Ballot Problem with Fixed Number of Ties:
Problem Statement: In an election, candidate A receives $m$ votes and candidate B receives $n$ notes. Let $m \ge n$. In how many ways can the ballots be counted so that ties occur exactly $r$ times ($r \le n$)?
Example: $m = 3, n = 2, r = 1$. There are 4 such scenarios: for order ABAAB, BAAAB the tie occurs at the 2nd vote; for order AABBA, BBAAA the tie occurs at the 4th vote.
Call this number $Z( m,n, r)$. My practical goal is to answer the following: Given the total number of votes $N$, how many ways can we order the ballots to have exactly $r$ ties? It is \begin{equation} Z(N,r) = \sum_{n = r}^{N/ 2} Z( N-n, n ,r ) + \sum_{n = r}^{N/ 2} Z( n, N-n ,r ) \end{equation} once we figure out $Z(m,n,r)$.
It would be nice if one can get $Z(N,r)$ or its generating function directly, but I think the "$r$-tie" ballot problem is interesting on its own.
Mapping to lattice path enumeration
Here is an equivalent form of the problem:
Consider lattice path from $(0,0)$ to point $(m,n)$ with only up $(0,1)$ or right $(1,0)$ movement in $m +n $ steps. Excluding the starting point $(0,0)$, how many lattice paths hit the (lattice point on the) diagonal line $y = x$ exactly $r$ times?
The following figure shows a lattice path that reaches (4,3) and its image under Andre's reflection. It hits the diagonal 3 times.
$r = 0$ is the strictly monotonic path
The $r = 0$ problem can be solved by Andre's reflection principle. (method used here is similar to this ME post)
First of all $m > n$, otherwise the end point $(n,n)$ will be one touching point. Since no touching of the diagonal is allowed, the first step must go right. There are ${ m + n - 1 \choose m-1}$ such paths but we need to exclude the ones that touches the diagonal.
Suppose there is one such path (first step going right) that touches the diagonal, we can do reflection about the $ y= x$ line for the path between the origin and the first intersection (see Figure). The reflected path is one that starts with up movement. Since such paths will definite cross the diagonal line to reach $(m,n)$, it is easy to see that the map is one-to-one. There are ${m+n -1 \choose n - 1}$ such paths.
In sum, the result is \begin{equation} Z( m, n, 0) = { m + n - 1 \choose m - 1 } - {m+n -1 \choose n - 1} = { m + n - 1 \choose n } - {m+n -1 \choose n - 1} \quad m > n \end{equation} which is very similar to the ballot theorem.

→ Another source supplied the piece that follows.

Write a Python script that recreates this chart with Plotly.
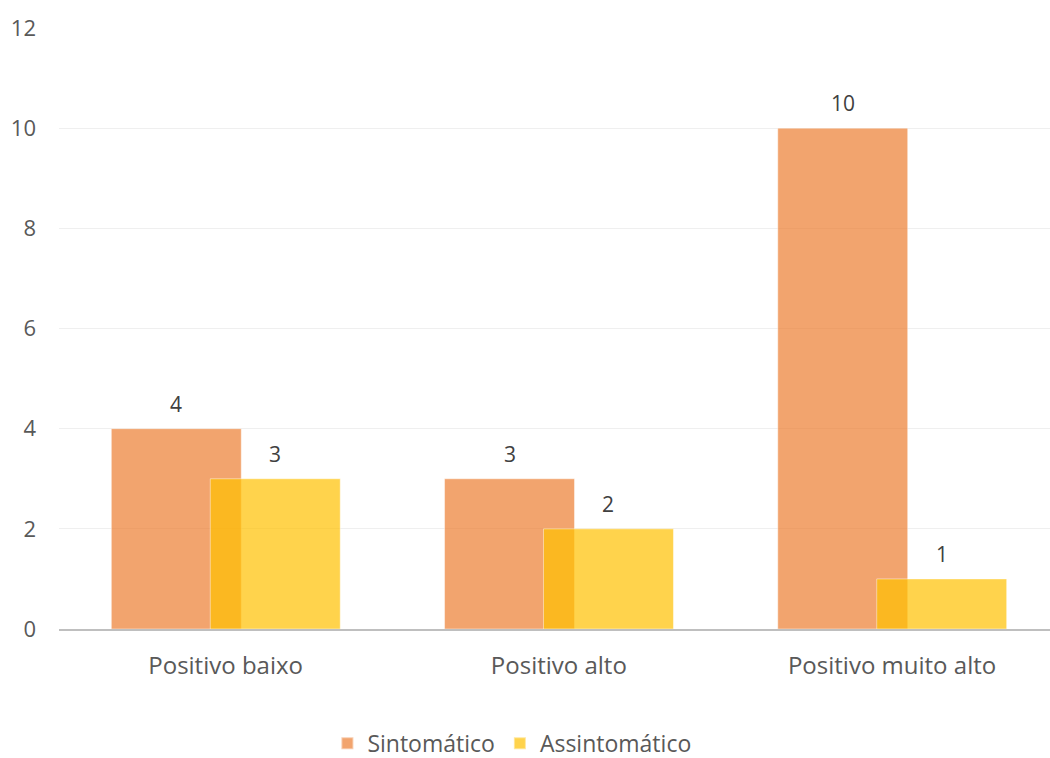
import plotly.graph_objects as go

# Chart data
categories = ["Positivo baixo", "Positivo alto", "Positivo muito alto"]
sintomatico = [4, 3, 10]
assintomatico = [3, 2, 1]
series_names = ["Sintomático", "Assintomático"]
y_ticks = [0, 2, 4, 6, 8, 10, 12]

FONT = "Open Sans, Liberation Sans, sans-serif"
BAR_W = 0.39
OFFSETS = [-0.343, -0.046]
COLORS = ["rgba(237,125,49,0.7)", "rgba(255,192,0,0.7)"]

x_pos = list(range(len(categories)))

fig = go.Figure()
for name, vals, off, col in zip(series_names, [sintomatico, assintomatico], OFFSETS, COLORS):
    fig.add_trace(go.Bar(
        x=x_pos, y=vals, name=name,
        width=BAR_W, offset=off,
        marker=dict(color=col, line=dict(color="rgba(255,255,255,0.45)", width=1)),
        hoverinfo="y+name",
    ))
    # value labels above each bar
    for xi, v in zip(x_pos, vals):
        fig.add_annotation(
            x=xi + off + BAR_W / 2, y=v, text=str(v), showarrow=False,
            yanchor="middle", yshift=25,
            font=dict(family=FONT, size=21, color="#404040"),
        )

fig.update_layout(
    barmode="overlay",
    width=1050, height=758,
    margin=dict(l=59, r=0, t=28, b=129, autoexpand=False),
    paper_bgcolor="white", plot_bgcolor="white",
    font=dict(family=FONT, color="#595959"),
    showlegend=True,
    legend=dict(
        orientation="h", x=0.457, xanchor="center", y=-0.19, yanchor="middle",
        font=dict(family=FONT, size=23, color="#595959"),
        itemsizing="constant", traceorder="normal",
    ),
    xaxis=dict(
        range=[-0.5, 2.474], tickvals=x_pos, ticktext=categories,
        showgrid=False, zeroline=False,
        showline=True, linecolor="#BFBFBF", linewidth=2,
        ticks="", ticklabelstandoff=14,
        tickfont=dict(family=FONT, size=24, color="#595959"),
    ),
    yaxis=dict(
        range=[0, 12], tickvals=y_ticks,
        showgrid=True, gridcolor="#EFEFEF", gridwidth=1,
        zeroline=False, showline=False, ticks="",
        ticklabelstandoff=22,
        tickfont=dict(family=FONT, size=22, color="#595959"),
    ),
)

fig.write_html("out.html")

Any idea of approaching the general $r$?
Thanks!
Update 1: $m = n, r = 1$ is the strictly monotonic Dyck path
The only intersection is at the end point $(n,n)$, so this is basically a Dyck path that hits the diagonal once. This ME post gives the general result for a Dyck path to hit the diagonal $k$ times. Setting $k$ = 1, the result is $\frac{1}{n}{2n - 2 \choose n-1 }$. Here the path can be either above or below the diagonal line, hence a factor of $2$, \begin{equation} Z( n, n, 1 ) = \frac{2}{n}{2n - 2 \choose n-1 } \end{equation}
Update 2: number of lattice paths that crosses the diagonal $k$ times
Call this number $C( m, n, r )$.
Kern, Malcolm; Walter, Stanley, Ballot theorem and lattice path crossings, Can. J. Stat. 6, 87-90 (1978). ZBL0387.60018. gives the result \begin{equation} C( m,n, r ) = \left\lbrace \begin{aligned} &\frac{2(r+1)}{n} {2n \choose n - r -1 } & m = n \\ &\frac{m - n + 2r + 1}{m + n + 1} { m + n +1 \choose n - r } & m > n \\ \end{aligned} \right. \end{equation}
This is a relevant but different problem. Notice the difference between "touch" and "cross". Only going from one side of $y=x$ to the other is considered as a "cross". In the ballot problem, this is a change of the leading candidate, not a tie. One can check that $C( n, n, 0 )$ is twice the Catalan number.